Real-Time Marketing: From Maduro’s Hoodie to the Louvre Forklift

Web Editor

January 6, 2026

a man in a blue hoodie and a man in black pants and a black jacket with a hoodie on, Ei-Q, tech wear

The Arrest of Nicolás Maduro: A Political Sensation

The arrest of Nicolás Maduro in the United States has been one of the most discussed political events in recent years. Social media played a central role, not only in spreading images instantly but also in circulating interpretations about the political, diplomatic, and symbolic implications of an unprecedented action driven by the Trump administration.

Beyond Political Interpretations: The Iconic Power of an Accessory

Alongside these readings, another aspect of the event became apparent: the iconic nature of certain images where a seemingly minor detail—a North American sports brand hoodie—became central in news coverage, either due to an arbitrary choice or a strategically significant decision.

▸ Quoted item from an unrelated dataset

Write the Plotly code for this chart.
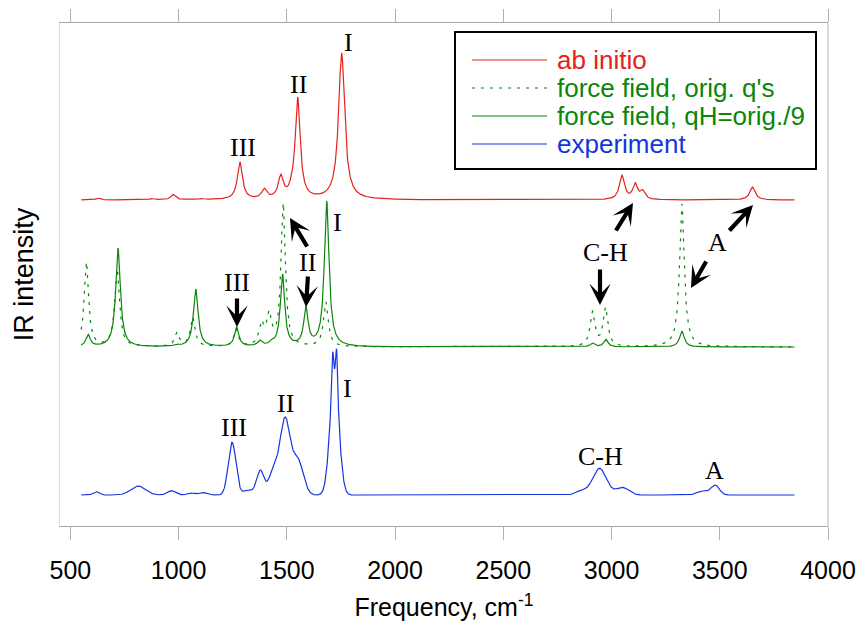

Origin USA’s Timely Marketing

With the tweet, “Welcome to the US. Unfortunately, our RTX ‘Patriot Blue’ shirt won’t be available until spring. But you can now reserve it!”, Origin USA capitalized on the media exposure of one of its products for a common strategy in social media: real-time marketing.

The accompanying visual was compelling: on one side, a photo of the detained leader wearing the blue hoodie; on the other, an image of the same product as it’s marketed online. The connection between the political event and the consumer good wasn’t explicitly stated beyond the ironic “welcome” to the US directed at Maduro, but it was immediately apparent to anyone familiar with current events.

Turning News into Opportunity

Real-time marketing involves inserting a commercial message into an ongoing conversation to capitalize on a spike in attention. The goal is clear: convert information visibility into earned media, or user-generated promotion.

From Event to Object

In Maduro’s case, attention swiftly shifted in this tweet from the political subject to a secondary element: the clothing he was wearing. The marketing message thus reorganized the reader’s focus, moving them from the political figure to the material object.

This mechanism isn’t exceptional. Something similar occurred after the jewelry heist at the Louvre, when the German manufacturer of the forklift used by the thieves launched a campaign with the slogan “When you need to get things done fast,” accompanied by an image of the device used in the heist. In both cases, a serious and highly publicized event transformed into a promotional setting.

Linguistic Strategies for Effective Marketing

From a linguistic perspective, these messages share several operations that work together. Firstly, there’s the deliberate absence of evaluation: no adjectives or explicit judgments. This neutrality protects the brand reputationally and, simultaneously, transfers the interpretation task to the recipient.

Additionally, there’s extreme economy in saying. The messages are brief because they rely on shared contextual knowledge, facilitating message circulation.

Humor introduces another crucial element. It’s not about openly provoking laughter but generating a subtle contrast between the solemnity of the event and the mundane marketing message. This contrast acts as a discursive dampener, softening the reading and facilitating the message’s circulation without immediate rejection.

The image concludes the process. By juxtaposing the arrest scene or the heist with a product image as it appears on the brand’s website, a direct visual relationship is established that the text doesn’t need to explain.

From Advertisement to Sustained Humor

Once this reframing is activated, the process no longer depends solely on the brand. In Maduro’s case, users began integrating the image into chains of sustained humor, reusing it in contexts increasingly detached from the original event: montages of the Venezuelan leader with the Magi or ironic comparisons to Osama Bin Laden’s military jacket. The arrest ceased to be read as news and became visual material for the meme.

The Audience as a Legitimizer

User reactions solidify this shift. Comments like “Marketing victory of the year,” “This is Don Draper-level marketing,” or “Give the marketing team a raise” evaluated the scene not from a political standpoint but from a marketing expertise perspective. Others ironically commented, “You don’t even have stock, but God gives you free marketing,” or “Maduro is providing free sponsorship to everyone.” The conversation shifted from the arrest to how the brand had cleverly exploited it.

Visibility and Message

Transforming a political arrest or a spectacular theft into marketing claims isn’t an isolated incident. Instead of asking whether these campaigns are clever or provocative, it’s more insightful to observe the communicative conditions that make them possible. In this shift—from event to publicity object, from object to meme—a central part of today’s digital public sphere is redefined: what becomes visible, what circulates easily, and what temporarily remains outside moral judgment.

Language doesn’t erase the ethical dimension of events but can relegate it to a secondary position, inviting attention to the cleverness of the message rather than the implications of the act. In this suspension of evaluation lies a profound transformation in how meaning circulates and responsibility is constructed in contemporary digital communication.